--- Start ---

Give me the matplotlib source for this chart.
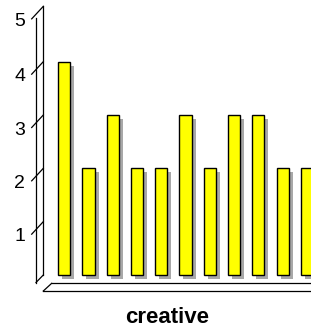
import matplotlib
matplotlib.use("Agg")
import matplotlib.pyplot as plt
from matplotlib.transforms import offset_copy, IdentityTransform
from matplotlib.lines import Line2D
import numpy as np

# ---- data ----
values = [4, 2, 3, 2, 2, 3, 2, 3, 3, 2, 2]
yticks = [1, 2, 3, 4, 5]
xlabel = "creative"

plt.rcParams['font.family'] = ['Liberation Sans', 'DejaVu Sans']

W, H = 311, 330
fig = plt.figure(figsize=(W / 100, H / 100), dpi=100)
ax = fig.add_axes([0, 0, 1, 1])
ax.set_axis_off()

# pixel mapping (bottom-origin)
y0_px, unit_y = 55.0, 53.33
x0_px, unit_x = 64.2, 24.27
ax.set_xlim(-x0_px / unit_x, (W - x0_px) / unit_x)
ax.set_ylim(-y0_px / unit_y, (H - y0_px) / unit_y)

x = np.arange(len(values))
width = 0.5

# shadows
shadow_tr = offset_copy(ax.transData, fig=fig, x=4, y=-4, units='dots')
ax.bar(x, values, width=width, color='#a8a8a8', edgecolor='none',
       transform=shadow_tr, zorder=1)
# bars
ax.bar(x, values, width=width, color='#ffff00', edgecolor='black',
       linewidth=1.0, zorder=2)

# ---- pseudo 3D wall, ticks, floor (display pixels) ----
ident = IdentityTransform()
xwall = (43.3 - x0_px) / unit_x


def disp(xd, yd):
    return ax.transData.transform((xd, yd))


def line(p, q, **kw):
    fig.add_artist(Line2D([p[0], q[0]], [p[1], q[1]], transform=ident,
                          color='black', linewidth=0.9, **kw))


ymax = max(yticks)
b0 = disp(xwall, 0)
b1 = disp(xwall, ymax)
b1 = (b1[0], b1[1] + 2)
dx, dy = 7.3, 7.5
line(b0, b1)
line((b0[0] - dx, b0[1] - dy), (b1[0] - dx, b1[1] - dy - 4))
line(b0, (b0[0] - dx, b0[1] - dy))

for v in yticks:
    p = disp(xwall, v)
    if v == ymax:
        p = (p[0], p[1] + 2)
    q = (p[0] - 11.6, p[1] - 12.5)
    line(p, q)
    fig.text((q[0] - 6.5) / W, (q[1] - 2.5) / H, str(v), ha='right', va='center',
             fontsize=14, transform=fig.transFigure)

# floor
fb = (b0[0] + 8.4, b0[1] - 8.3)
ff = (b0[0], b0[1] - 16)
line(fb, (W + 5, fb[1]))
line(ff, (W + 5, ff[1]))
line(ff, fb)

fig.text(167.5 / W, 7 / H, xlabel, ha='center', va='baseline',
         fontsize=16, fontweight='bold')

fig.savefig('out.png', dpi=100)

--- End ---

| TO DO |
Return all of the data exactly as written, and drop the pictures.

| FINAL RESULT |
Give me the matplotlib source for this chart.
import matplotlib
matplotlib.use("Agg")
import matplotlib.pyplot as plt
from matplotlib.transforms import offset_copy, IdentityTransform
from matplotlib.lines import Line2D
import numpy as np

# ---- data ----
values = [4, 2, 3, 2, 2, 3, 2, 3, 3, 2, 2]
yticks = [1, 2, 3, 4, 5]
xlabel = "creative"

plt.rcParams['font.family'] = ['Liberation Sans', 'DejaVu Sans']

W, H = 311, 330
fig = plt.figure(figsize=(W / 100, H / 100), dpi=100)
ax = fig.add_axes([0, 0, 1, 1])
ax.set_axis_off()

# pixel mapping (bottom-origin)
y0_px, unit_y = 55.0, 53.33
x0_px, unit_x = 64.2, 24.27
ax.set_xlim(-x0_px / unit_x, (W - x0_px) / unit_x)
ax.set_ylim(-y0_px / unit_y, (H - y0_px) / unit_y)

x = np.arange(len(values))
width = 0.5

# shadows
shadow_tr = offset_copy(ax.transData, fig=fig, x=4, y=-4, units='dots')
ax.bar(x, values, width=width, color='#a8a8a8', edgecolor='none',
       transform=shadow_tr, zorder=1)
# bars
ax.bar(x, values, width=width, color='#ffff00', edgecolor='black',
       linewidth=1.0, zorder=2)

# ---- pseudo 3D wall, ticks, floor (display pixels) ----
ident = IdentityTransform()
xwall = (43.3 - x0_px) / unit_x


def disp(xd, yd):
    return ax.transData.transform((xd, yd))


def line(p, q, **kw):
    fig.add_artist(Line2D([p[0], q[0]], [p[1], q[1]], transform=ident,
                          color='black', linewidth=0.9, **kw))


ymax = max(yticks)
b0 = disp(xwall, 0)
b1 = disp(xwall, ymax)
b1 = (b1[0], b1[1] + 2)
dx, dy = 7.3, 7.5
line(b0, b1)
line((b0[0] - dx, b0[1] - dy), (b1[0] - dx, b1[1] - dy - 4))
line(b0, (b0[0] - dx, b0[1] - dy))

for v in yticks:
    p = disp(xwall, v)
    if v == ymax:
        p = (p[0], p[1] + 2)
    q = (p[0] - 11.6, p[1] - 12.5)
    line(p, q)
    fig.text((q[0] - 6.5) / W, (q[1] - 2.5) / H, str(v), ha='right', va='center',
             fontsize=14, transform=fig.transFigure)

# floor
fb = (b0[0] + 8.4, b0[1] - 8.3)
ff = (b0[0], b0[1] - 16)
line(fb, (W + 5, fb[1]))
line(ff, (W + 5, ff[1]))
line(ff, fb)

fig.text(167.5 / W, 7 / H, xlabel, ha='center', va='baseline',
         fontsize=16, fontweight='bold')

fig.savefig('out.png', dpi=100)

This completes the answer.